By Hal Hamilton
I used to catch fish in my farm pond for Sunday dinner, so it’s not too strange for me to think of fishing and farming as somehow connected. Good fishing and good farming each depend upon getting the enabling conditions right.
For many years people who fish have urged the managers of public lands to restock lakes and rivers with young fish raised in hatcheries. The results of restocking are sometimes disappointing, however, and some wildlife managers have tried a different strategy. Instead of restocking fish, these managers enhanced shallow habitat for spawning and protection of fingerlings from prey. A recent study published in Science reported that whereas fish stocking is frequently ineffective, habitat enhancement consistently increases fish abundance.
We notice somewhat similar patterns in agriculture. The spread of conservation, or regenerative agriculture practices, depends upon getting the enabling conditions right. New practices must be locally relevant and validated by people known by local farmers. Trusted crop advisors suggest cover crops or reduced tillage to help solve specific problems such as weed control or soil erosion. Financial incentives can help, and farmers want to learn from other farmers, and so bottom-up networks within which farmers can share what they’re trying, are extremely useful.
To summarize my point so far: lakes repopulate with fish if those lakes have the right enabling conditions; agricultural change also requires the right enabling conditions: shared learning among farmers, along with locally rooted agronomic advisors and financial support through the transition.
Implementation of these strategies requires anticipating the forces that resist change.

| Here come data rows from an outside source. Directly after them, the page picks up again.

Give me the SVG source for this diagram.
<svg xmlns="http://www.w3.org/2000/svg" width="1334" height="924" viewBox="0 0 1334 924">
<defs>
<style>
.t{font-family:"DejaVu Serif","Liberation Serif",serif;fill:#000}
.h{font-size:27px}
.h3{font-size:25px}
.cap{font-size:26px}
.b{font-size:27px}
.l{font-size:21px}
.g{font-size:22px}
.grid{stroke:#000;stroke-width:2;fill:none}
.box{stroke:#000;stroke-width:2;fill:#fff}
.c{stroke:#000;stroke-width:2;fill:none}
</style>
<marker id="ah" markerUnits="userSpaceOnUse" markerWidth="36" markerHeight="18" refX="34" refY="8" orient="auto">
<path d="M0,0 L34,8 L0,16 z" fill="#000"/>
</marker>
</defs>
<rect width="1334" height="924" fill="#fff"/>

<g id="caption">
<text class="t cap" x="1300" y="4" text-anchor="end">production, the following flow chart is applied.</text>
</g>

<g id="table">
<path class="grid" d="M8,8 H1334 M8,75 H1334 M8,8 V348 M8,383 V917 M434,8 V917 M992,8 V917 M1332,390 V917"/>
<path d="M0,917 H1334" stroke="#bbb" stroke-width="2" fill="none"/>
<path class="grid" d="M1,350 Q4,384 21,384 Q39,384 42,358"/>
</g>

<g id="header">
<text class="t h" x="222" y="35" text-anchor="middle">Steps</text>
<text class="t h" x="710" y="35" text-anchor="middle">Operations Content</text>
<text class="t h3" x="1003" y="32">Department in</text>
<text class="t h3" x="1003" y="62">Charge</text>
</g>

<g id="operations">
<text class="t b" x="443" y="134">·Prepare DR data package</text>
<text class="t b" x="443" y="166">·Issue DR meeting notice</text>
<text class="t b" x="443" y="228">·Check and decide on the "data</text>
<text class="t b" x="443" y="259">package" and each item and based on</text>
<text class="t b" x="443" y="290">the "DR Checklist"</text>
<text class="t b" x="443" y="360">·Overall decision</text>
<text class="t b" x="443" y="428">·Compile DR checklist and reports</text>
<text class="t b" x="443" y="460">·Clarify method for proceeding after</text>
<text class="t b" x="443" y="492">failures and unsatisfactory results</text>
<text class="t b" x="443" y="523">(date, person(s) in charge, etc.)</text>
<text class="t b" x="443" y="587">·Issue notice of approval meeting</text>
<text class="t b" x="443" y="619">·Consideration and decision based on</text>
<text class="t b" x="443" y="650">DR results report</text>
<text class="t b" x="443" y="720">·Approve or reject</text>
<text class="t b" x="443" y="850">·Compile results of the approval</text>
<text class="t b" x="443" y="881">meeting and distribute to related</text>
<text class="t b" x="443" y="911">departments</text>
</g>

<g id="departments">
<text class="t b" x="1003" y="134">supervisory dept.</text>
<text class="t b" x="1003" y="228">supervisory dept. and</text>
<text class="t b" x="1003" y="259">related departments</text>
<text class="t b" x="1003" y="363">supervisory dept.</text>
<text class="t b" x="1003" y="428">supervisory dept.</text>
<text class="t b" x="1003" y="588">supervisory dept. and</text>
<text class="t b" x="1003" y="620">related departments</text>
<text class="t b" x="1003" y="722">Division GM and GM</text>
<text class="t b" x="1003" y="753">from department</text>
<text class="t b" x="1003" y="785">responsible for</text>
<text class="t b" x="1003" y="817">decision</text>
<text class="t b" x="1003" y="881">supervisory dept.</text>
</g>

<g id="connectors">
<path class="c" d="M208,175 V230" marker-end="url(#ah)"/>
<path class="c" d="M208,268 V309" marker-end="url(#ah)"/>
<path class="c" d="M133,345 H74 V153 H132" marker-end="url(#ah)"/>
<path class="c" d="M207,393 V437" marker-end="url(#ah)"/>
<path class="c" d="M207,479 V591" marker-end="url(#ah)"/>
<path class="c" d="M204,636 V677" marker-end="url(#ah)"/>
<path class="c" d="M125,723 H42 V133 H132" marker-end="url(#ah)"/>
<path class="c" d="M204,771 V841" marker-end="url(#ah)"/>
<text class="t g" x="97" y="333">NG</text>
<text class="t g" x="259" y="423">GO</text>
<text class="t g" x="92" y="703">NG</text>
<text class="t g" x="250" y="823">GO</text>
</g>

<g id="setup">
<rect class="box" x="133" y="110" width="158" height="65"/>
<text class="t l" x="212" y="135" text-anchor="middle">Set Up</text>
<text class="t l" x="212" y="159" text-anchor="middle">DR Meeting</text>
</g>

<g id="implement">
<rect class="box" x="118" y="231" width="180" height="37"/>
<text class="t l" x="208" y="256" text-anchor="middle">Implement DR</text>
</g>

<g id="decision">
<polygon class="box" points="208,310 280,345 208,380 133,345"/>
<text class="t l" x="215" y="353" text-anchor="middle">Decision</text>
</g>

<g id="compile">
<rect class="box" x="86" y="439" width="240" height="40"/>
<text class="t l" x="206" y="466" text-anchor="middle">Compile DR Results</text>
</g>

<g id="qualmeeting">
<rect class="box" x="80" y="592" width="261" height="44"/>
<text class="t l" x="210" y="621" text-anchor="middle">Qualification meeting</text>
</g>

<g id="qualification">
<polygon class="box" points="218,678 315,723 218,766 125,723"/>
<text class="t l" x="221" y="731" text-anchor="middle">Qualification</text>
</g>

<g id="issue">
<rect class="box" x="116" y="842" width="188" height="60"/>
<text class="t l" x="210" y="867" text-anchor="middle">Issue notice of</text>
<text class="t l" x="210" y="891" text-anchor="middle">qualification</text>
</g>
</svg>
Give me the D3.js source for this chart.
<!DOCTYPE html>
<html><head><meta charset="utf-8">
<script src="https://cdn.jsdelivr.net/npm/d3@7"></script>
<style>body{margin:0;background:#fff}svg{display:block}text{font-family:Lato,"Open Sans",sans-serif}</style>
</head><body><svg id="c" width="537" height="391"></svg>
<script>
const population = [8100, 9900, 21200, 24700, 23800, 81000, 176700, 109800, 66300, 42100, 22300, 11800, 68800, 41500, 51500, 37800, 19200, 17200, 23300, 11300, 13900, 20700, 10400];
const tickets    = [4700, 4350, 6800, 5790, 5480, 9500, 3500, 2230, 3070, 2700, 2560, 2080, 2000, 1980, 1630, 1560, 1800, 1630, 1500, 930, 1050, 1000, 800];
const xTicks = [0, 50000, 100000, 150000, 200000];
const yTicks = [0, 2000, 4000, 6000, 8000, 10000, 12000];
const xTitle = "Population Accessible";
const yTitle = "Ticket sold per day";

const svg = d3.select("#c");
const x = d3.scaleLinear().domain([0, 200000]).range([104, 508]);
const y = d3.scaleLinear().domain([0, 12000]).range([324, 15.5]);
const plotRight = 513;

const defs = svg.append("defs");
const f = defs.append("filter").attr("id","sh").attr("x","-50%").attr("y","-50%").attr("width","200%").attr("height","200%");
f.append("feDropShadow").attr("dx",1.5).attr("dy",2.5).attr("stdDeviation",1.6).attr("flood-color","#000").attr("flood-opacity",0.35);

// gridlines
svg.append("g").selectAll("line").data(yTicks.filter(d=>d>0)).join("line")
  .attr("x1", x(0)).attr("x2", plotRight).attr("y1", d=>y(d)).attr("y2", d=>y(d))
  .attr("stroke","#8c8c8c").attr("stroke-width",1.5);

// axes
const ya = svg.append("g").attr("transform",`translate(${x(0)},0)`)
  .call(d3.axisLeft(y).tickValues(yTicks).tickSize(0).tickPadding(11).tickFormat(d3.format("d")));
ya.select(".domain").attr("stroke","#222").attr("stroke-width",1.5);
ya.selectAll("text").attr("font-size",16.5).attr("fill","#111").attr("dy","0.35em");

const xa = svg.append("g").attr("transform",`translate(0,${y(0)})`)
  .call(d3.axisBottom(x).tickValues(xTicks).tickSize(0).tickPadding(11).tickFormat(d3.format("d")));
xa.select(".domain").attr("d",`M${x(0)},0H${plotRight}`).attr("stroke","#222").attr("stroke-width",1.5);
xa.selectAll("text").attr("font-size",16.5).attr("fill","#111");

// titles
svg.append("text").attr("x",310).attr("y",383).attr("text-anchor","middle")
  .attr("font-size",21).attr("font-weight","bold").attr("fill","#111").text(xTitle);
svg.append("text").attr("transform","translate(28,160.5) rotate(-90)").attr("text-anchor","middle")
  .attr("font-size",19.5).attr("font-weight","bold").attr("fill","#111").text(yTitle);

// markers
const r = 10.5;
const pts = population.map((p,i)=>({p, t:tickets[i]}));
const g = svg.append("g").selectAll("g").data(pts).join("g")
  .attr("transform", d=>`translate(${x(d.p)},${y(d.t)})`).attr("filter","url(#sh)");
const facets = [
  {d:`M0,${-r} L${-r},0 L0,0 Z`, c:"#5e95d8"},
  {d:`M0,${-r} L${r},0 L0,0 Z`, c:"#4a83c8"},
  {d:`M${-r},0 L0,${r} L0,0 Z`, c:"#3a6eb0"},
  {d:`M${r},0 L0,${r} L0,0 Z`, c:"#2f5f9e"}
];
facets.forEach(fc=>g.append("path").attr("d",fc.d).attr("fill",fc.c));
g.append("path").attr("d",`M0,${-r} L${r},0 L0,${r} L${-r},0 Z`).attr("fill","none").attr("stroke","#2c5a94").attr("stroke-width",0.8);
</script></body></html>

In a lake, young fish need to grow in a place that is hard for predators to get to them. In agriculture, farmers need to be able to try out new practices away from the critical eyes of those who are accustomed to focus on only productivity per acre and per person.
When I farmed, I was proud of my “Master Conservationist Award” from the local Soil Conservation District, but the every-day necessity for me was to sell as much milk as I could from my farm, year on year. I used advice from my neighbors, the County Agent, university specialists, the guy who sold me seeds and supplies, and fellow directors of the local Farm Bureau. Everyone was helpful, and everyone pursued the same goal: profitable productivity of product per person and per acre.

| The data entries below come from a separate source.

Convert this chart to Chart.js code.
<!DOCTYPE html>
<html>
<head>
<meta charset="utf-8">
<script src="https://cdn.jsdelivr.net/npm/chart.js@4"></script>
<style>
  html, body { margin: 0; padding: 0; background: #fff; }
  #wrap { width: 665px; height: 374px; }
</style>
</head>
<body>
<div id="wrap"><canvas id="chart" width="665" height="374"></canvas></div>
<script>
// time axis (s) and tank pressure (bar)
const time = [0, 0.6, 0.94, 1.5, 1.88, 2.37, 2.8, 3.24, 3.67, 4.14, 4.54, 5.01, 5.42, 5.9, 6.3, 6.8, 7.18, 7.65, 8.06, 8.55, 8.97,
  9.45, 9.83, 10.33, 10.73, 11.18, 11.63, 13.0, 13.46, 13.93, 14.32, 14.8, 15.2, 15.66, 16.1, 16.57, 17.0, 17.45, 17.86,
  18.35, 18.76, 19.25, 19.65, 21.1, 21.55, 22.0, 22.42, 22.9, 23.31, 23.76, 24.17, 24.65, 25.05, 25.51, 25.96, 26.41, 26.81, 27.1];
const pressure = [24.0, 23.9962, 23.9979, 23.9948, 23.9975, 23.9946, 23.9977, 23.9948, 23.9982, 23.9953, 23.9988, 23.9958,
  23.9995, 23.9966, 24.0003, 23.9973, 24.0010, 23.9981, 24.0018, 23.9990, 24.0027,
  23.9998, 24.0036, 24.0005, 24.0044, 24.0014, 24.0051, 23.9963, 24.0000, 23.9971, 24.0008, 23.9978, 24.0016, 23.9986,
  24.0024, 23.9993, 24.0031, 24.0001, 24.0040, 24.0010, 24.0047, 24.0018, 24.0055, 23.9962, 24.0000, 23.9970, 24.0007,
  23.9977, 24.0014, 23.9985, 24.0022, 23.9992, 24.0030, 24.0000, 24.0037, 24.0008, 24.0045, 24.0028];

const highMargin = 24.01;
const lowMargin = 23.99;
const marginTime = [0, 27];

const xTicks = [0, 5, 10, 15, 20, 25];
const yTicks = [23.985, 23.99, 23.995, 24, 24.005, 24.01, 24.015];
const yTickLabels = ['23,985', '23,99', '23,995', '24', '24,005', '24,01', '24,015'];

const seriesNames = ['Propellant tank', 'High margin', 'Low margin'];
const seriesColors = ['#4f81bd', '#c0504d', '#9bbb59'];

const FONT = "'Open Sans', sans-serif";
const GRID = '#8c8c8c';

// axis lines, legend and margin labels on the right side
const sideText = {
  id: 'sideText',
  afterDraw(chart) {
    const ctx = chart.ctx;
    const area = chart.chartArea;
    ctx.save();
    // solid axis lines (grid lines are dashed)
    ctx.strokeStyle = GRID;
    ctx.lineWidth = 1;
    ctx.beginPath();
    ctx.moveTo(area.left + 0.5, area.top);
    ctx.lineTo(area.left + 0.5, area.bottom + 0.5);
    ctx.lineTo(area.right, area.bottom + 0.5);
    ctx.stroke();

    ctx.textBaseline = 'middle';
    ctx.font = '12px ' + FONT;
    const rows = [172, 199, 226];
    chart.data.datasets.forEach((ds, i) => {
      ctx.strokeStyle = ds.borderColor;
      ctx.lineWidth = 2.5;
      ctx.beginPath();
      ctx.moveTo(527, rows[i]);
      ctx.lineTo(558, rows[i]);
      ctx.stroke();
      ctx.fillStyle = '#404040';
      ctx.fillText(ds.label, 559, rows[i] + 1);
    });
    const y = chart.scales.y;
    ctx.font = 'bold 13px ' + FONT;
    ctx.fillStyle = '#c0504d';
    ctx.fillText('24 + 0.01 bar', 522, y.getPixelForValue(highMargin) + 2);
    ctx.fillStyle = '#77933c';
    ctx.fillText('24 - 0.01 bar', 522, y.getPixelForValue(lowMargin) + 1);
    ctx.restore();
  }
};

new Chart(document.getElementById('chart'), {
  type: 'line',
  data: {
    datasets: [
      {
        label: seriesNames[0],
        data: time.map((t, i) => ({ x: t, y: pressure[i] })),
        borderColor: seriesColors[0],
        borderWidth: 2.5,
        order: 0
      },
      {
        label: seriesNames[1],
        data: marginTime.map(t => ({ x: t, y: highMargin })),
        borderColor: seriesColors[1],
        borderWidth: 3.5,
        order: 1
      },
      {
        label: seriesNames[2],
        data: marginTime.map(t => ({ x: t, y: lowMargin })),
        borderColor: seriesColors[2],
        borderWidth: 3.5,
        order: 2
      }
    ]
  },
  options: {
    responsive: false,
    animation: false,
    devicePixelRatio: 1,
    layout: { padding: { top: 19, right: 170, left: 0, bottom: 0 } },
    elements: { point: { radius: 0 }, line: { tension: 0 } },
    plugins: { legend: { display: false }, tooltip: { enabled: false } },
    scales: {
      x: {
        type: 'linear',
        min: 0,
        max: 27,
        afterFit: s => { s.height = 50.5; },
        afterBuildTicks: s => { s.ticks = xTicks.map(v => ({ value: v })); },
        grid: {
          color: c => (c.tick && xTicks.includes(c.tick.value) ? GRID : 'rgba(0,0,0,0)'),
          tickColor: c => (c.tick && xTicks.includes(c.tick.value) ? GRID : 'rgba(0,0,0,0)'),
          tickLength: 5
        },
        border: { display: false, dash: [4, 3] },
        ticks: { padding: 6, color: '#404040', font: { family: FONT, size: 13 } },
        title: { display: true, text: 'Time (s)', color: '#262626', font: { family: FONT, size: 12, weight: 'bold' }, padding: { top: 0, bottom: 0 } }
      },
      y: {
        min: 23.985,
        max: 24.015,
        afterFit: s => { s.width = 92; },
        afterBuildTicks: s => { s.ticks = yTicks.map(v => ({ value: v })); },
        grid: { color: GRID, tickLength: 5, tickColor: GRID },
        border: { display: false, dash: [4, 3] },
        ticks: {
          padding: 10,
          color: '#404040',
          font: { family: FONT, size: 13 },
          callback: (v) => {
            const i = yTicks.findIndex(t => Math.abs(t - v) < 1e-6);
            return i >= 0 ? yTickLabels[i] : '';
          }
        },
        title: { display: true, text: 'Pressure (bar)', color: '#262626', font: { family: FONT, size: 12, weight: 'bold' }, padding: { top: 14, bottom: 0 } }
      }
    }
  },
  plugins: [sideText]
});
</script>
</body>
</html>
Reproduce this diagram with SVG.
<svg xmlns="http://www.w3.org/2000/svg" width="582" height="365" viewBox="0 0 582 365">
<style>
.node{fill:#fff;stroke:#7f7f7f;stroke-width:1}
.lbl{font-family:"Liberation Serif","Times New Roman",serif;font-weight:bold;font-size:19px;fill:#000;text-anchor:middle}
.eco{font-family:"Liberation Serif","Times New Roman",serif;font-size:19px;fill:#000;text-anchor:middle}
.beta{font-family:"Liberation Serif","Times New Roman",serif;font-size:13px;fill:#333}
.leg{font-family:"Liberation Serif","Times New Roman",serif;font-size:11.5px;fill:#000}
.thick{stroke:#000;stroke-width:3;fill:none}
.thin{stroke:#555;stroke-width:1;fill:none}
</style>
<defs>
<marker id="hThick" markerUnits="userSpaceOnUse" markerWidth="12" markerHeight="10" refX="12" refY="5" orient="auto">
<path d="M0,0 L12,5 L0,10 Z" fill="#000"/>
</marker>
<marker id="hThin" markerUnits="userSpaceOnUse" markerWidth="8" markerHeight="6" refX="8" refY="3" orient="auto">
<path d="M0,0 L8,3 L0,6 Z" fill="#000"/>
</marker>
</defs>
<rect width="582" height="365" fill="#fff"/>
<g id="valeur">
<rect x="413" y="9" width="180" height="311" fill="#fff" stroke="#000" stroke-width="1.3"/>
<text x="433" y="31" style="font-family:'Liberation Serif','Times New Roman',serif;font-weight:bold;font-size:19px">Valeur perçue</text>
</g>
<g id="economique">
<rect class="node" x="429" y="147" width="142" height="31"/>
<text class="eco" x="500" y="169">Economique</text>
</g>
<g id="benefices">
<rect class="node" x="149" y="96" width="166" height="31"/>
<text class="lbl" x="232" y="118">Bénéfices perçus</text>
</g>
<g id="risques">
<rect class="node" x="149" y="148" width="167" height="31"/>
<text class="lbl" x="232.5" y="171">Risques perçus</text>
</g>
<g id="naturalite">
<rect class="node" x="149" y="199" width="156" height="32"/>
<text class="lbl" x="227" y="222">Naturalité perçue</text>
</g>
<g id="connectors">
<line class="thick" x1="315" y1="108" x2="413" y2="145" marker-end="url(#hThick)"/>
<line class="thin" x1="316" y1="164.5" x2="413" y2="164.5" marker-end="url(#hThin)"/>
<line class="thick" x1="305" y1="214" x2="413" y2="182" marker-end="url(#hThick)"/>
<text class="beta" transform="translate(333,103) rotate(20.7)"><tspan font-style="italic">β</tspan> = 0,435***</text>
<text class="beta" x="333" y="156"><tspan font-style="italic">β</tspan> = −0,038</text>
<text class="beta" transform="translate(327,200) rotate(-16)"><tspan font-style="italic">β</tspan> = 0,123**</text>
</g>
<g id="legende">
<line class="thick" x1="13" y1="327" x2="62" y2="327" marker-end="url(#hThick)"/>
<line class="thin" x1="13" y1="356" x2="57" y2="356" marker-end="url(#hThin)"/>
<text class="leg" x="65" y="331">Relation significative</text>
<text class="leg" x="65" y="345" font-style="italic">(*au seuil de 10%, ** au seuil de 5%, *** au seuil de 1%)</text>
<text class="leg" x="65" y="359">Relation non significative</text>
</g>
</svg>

Now, in an era of climate change and focus on greenhouse gas emissions, opinion leaders, including many conventional farmers, are trying to figure out how productivity and regenerative farming practices might reshuffle themselves into new ways of farming. All farmers are increasingly attentive to yields in drought and flood years. Those yields are strongly influenced by the health of soil. Water availability is, in turn, influenced by local water cycles, which are themselves influenced by biomass above the ground, most consistently trees and grasslands. And pest pressures are reduced when predators have habitat for reproduction.

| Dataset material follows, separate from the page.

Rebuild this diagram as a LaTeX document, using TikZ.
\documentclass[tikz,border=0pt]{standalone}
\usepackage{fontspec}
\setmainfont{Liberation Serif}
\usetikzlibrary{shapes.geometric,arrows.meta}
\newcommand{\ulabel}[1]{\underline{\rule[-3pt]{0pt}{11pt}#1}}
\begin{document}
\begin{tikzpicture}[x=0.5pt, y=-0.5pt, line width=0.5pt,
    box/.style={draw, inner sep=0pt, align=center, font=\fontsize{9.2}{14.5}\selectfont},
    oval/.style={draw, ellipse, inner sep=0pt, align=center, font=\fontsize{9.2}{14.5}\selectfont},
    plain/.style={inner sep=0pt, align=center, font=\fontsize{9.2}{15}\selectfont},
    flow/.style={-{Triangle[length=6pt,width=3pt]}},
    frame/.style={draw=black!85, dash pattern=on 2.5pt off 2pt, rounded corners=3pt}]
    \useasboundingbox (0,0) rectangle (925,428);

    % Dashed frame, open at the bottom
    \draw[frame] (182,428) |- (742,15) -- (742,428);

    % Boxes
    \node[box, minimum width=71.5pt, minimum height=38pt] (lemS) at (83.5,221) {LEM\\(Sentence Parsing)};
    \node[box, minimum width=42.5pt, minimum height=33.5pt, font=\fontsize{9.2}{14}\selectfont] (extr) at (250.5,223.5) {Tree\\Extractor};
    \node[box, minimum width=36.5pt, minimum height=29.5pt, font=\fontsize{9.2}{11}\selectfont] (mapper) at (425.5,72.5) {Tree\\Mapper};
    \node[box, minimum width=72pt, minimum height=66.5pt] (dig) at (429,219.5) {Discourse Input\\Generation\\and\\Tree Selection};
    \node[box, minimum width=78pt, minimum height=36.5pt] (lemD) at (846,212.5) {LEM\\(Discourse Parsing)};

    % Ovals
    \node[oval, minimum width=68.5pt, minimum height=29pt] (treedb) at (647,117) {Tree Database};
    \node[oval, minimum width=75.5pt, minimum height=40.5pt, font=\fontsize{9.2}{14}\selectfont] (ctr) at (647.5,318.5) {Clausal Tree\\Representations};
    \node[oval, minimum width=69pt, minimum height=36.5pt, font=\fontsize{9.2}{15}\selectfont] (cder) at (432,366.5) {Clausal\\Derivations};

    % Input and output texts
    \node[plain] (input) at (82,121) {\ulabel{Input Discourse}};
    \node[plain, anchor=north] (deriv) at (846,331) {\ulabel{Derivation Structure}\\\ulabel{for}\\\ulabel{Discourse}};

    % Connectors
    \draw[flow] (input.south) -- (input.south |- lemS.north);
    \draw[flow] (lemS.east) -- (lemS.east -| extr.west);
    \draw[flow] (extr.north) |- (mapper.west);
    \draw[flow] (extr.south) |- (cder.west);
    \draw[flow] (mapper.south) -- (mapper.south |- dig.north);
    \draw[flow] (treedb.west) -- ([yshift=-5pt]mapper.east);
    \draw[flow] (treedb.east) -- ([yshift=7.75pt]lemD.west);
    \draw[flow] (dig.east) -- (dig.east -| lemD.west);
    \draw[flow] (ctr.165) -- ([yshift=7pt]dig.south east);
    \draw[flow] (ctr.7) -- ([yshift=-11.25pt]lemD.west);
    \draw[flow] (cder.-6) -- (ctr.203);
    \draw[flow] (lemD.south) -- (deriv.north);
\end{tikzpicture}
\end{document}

Farmers have long been sophisticated learners, and now agriculture has become even more complex. Advocates of change should start with respect. Critics of modern agriculture can come across to farmers as demeaning, sometimes implying that hero-innovators are smarter and more ethical than their peers. Virtually all farmers, however, make rational decisions in relation to market demand, proven technologies, the opinions of trusted advisors, volatile weather and prices, crop insurance and other programs to help manage those risks, and assumptions by lenders of what makes farms successful. These support systems for farmers can be summarized in this simple three-legged stool.
Regenerative agriculture will scale if we address all of those enabling conditions for farmer decision-making. Just as fish need places to hide from predators until they grow big, farmers need safe spaces to experiment, along with support that is free of judgement.